### SOURCE MATERIAL ###

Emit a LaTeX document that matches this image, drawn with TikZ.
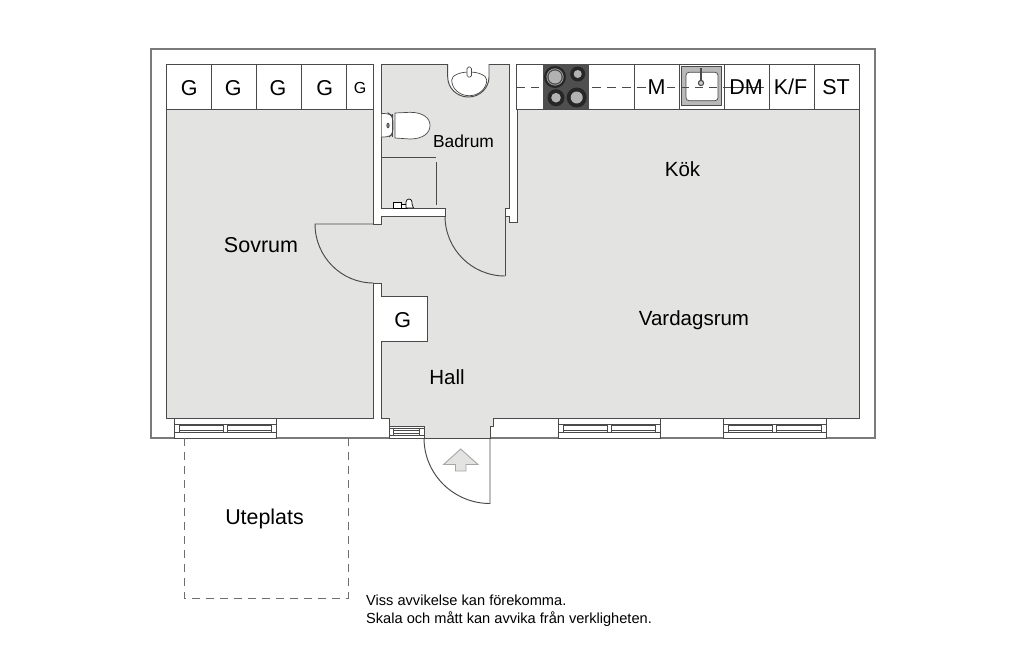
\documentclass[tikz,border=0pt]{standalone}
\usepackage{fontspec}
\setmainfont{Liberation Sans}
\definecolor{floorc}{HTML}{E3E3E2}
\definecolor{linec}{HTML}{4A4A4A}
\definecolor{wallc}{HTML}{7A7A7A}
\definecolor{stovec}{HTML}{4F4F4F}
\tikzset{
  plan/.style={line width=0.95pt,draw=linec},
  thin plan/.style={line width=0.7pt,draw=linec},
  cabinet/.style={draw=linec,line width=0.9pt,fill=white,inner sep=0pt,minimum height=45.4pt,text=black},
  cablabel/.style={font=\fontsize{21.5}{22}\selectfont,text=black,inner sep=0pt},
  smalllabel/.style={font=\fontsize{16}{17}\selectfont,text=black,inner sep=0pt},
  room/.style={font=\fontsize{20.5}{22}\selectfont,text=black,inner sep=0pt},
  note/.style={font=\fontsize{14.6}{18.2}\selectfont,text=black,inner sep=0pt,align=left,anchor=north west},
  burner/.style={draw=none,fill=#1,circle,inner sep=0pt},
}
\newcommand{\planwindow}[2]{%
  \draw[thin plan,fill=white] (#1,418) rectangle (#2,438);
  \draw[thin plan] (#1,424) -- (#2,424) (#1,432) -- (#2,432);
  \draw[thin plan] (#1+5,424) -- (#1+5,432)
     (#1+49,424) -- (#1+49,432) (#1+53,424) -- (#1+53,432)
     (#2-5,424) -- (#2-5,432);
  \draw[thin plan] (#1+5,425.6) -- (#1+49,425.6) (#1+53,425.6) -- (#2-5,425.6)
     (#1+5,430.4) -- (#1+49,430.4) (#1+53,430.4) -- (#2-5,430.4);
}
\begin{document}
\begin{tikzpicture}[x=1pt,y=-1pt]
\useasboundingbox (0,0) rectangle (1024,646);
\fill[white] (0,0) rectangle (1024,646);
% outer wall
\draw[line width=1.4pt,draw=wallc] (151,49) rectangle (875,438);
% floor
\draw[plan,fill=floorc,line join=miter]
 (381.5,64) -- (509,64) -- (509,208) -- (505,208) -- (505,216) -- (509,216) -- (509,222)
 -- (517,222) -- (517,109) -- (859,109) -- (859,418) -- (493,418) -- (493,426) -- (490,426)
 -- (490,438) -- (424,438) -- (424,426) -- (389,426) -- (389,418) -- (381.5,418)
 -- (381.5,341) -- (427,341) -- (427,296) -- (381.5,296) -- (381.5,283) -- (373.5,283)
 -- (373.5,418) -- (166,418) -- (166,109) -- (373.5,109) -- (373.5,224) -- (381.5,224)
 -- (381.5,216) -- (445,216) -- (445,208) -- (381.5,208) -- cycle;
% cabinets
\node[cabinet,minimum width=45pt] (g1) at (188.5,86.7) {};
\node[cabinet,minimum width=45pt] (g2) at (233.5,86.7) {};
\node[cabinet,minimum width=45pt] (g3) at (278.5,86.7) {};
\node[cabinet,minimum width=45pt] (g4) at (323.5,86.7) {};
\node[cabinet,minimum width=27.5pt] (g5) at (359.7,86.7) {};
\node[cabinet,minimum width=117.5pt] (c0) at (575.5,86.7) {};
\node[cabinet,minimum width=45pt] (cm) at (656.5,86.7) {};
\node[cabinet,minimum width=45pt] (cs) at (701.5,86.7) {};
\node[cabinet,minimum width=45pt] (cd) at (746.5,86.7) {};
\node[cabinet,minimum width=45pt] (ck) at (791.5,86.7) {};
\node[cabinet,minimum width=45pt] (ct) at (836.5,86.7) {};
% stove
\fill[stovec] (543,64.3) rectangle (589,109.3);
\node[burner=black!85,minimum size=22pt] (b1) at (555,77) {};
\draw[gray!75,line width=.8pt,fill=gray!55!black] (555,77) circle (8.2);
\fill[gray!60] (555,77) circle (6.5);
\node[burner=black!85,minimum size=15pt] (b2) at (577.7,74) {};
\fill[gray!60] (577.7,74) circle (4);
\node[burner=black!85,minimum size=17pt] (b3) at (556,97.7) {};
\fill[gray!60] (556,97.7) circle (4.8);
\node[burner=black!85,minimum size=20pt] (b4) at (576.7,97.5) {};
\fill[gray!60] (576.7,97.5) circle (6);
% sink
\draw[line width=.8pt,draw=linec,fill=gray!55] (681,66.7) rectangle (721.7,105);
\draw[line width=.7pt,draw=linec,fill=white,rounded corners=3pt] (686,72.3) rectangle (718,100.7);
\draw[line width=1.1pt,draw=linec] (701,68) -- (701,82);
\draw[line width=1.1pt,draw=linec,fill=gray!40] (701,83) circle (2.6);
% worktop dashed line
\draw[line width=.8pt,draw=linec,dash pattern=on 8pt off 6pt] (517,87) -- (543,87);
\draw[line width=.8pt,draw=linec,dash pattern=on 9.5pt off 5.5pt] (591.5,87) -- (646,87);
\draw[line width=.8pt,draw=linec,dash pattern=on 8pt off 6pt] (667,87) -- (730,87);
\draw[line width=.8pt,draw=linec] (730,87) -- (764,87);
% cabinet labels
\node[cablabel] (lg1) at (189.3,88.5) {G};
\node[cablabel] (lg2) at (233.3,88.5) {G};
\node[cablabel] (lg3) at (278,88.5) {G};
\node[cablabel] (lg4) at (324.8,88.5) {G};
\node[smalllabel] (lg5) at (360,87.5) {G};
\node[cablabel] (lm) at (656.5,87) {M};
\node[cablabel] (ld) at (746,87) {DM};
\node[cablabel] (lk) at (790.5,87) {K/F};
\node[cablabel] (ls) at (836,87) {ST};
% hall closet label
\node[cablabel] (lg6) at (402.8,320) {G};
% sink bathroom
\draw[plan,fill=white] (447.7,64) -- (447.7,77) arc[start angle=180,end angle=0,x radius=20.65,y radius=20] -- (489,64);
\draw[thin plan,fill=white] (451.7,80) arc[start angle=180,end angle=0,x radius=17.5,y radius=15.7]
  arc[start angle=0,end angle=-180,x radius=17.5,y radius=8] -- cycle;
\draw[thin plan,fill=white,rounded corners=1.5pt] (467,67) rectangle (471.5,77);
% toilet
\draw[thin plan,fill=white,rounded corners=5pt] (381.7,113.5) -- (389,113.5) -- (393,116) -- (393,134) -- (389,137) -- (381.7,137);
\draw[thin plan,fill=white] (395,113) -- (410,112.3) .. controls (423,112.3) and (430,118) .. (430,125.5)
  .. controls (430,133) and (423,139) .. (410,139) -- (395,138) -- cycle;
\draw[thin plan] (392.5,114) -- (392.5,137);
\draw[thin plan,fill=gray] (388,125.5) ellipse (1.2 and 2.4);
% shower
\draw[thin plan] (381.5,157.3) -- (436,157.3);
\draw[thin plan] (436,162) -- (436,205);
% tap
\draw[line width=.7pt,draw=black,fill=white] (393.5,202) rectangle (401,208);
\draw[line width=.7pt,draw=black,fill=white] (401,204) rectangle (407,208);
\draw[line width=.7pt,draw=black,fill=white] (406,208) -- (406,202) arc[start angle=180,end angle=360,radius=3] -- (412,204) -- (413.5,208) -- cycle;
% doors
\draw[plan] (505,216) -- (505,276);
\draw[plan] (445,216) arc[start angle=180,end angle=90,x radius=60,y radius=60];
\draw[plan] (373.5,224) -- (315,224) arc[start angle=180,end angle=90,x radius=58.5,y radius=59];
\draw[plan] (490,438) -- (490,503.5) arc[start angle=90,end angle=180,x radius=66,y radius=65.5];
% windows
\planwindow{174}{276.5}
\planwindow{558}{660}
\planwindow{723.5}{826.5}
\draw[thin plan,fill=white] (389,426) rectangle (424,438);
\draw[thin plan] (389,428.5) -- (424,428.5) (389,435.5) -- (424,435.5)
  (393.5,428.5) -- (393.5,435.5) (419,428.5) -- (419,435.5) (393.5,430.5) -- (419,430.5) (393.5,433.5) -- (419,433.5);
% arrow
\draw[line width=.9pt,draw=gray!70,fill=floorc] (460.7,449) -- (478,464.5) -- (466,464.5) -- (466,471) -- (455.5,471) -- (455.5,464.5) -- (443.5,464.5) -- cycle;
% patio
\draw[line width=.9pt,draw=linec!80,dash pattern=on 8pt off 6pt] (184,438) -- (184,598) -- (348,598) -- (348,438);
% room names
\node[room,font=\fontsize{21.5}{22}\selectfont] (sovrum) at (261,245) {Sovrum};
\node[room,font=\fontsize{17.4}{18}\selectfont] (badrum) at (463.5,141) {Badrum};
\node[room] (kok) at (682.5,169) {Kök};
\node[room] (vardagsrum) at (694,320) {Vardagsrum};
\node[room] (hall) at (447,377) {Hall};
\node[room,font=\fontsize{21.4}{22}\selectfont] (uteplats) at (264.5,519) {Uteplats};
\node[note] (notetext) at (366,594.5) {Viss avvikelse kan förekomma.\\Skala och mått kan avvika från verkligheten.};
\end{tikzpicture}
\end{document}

###
### SOURCE MATERIAL ###

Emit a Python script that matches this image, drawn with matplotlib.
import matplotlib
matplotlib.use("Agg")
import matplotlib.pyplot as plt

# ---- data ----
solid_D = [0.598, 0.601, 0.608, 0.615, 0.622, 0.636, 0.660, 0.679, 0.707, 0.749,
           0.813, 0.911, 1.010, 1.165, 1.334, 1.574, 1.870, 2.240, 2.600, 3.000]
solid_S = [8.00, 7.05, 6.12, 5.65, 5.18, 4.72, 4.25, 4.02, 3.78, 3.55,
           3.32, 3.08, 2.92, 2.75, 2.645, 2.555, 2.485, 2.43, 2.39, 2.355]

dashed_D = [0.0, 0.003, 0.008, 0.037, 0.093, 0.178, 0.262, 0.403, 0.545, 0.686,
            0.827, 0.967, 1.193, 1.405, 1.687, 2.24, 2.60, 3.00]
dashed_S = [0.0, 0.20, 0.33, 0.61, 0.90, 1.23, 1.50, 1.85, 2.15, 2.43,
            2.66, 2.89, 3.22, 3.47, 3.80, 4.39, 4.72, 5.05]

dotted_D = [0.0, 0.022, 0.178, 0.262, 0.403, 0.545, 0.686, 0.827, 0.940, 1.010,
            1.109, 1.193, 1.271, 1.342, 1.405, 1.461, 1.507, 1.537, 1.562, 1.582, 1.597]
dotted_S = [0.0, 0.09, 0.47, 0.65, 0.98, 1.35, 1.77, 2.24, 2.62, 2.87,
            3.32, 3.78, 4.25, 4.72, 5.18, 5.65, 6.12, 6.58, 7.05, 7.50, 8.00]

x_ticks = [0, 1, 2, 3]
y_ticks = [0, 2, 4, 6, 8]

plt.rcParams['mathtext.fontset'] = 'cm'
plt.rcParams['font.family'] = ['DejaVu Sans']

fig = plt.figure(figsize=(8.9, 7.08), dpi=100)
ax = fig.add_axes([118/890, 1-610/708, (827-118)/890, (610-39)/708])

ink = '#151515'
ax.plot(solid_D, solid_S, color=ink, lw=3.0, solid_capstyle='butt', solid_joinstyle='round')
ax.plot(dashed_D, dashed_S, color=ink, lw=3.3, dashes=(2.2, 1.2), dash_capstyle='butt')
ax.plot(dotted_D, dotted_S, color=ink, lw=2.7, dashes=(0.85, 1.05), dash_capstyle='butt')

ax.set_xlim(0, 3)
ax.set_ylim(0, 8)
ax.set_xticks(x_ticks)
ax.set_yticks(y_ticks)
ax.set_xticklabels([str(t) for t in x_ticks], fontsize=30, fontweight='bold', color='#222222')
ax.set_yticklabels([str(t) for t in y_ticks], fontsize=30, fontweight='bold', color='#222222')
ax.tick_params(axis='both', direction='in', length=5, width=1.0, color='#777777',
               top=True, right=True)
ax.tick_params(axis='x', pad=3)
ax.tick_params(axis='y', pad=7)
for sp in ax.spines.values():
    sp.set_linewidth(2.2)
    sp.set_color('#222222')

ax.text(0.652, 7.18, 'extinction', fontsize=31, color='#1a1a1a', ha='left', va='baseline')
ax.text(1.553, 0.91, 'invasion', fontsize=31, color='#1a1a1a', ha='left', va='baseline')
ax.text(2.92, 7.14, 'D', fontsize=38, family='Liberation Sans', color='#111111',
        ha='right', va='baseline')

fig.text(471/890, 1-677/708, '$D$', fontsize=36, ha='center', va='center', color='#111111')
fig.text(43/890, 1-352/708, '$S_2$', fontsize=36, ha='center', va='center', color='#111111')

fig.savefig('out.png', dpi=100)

###

§ GIVEN TASK: Return exactly the lines above from the line that has "Emit a Python" through the line that has "2.66, 2.89, 3.22, 3.47, 3.80, 4.39, 4.72, 5.05]", inclusive, and nothing else.

§ COMPLETED EXERCISE:
Emit a Python script that matches this image, drawn with matplotlib.
import matplotlib
matplotlib.use("Agg")
import matplotlib.pyplot as plt

# ---- data ----
solid_D = [0.598, 0.601, 0.608, 0.615, 0.622, 0.636, 0.660, 0.679, 0.707, 0.749,
           0.813, 0.911, 1.010, 1.165, 1.334, 1.574, 1.870, 2.240, 2.600, 3.000]
solid_S = [8.00, 7.05, 6.12, 5.65, 5.18, 4.72, 4.25, 4.02, 3.78, 3.55,
           3.32, 3.08, 2.92, 2.75, 2.645, 2.555, 2.485, 2.43, 2.39, 2.355]

dashed_D = [0.0, 0.003, 0.008, 0.037, 0.093, 0.178, 0.262, 0.403, 0.545, 0.686,
            0.827, 0.967, 1.193, 1.405, 1.687, 2.24, 2.60, 3.00]
dashed_S = [0.0, 0.20, 0.33, 0.61, 0.90, 1.23, 1.50, 1.85, 2.15, 2.43,
            2.66, 2.89, 3.22, 3.47, 3.80, 4.39, 4.72, 5.05]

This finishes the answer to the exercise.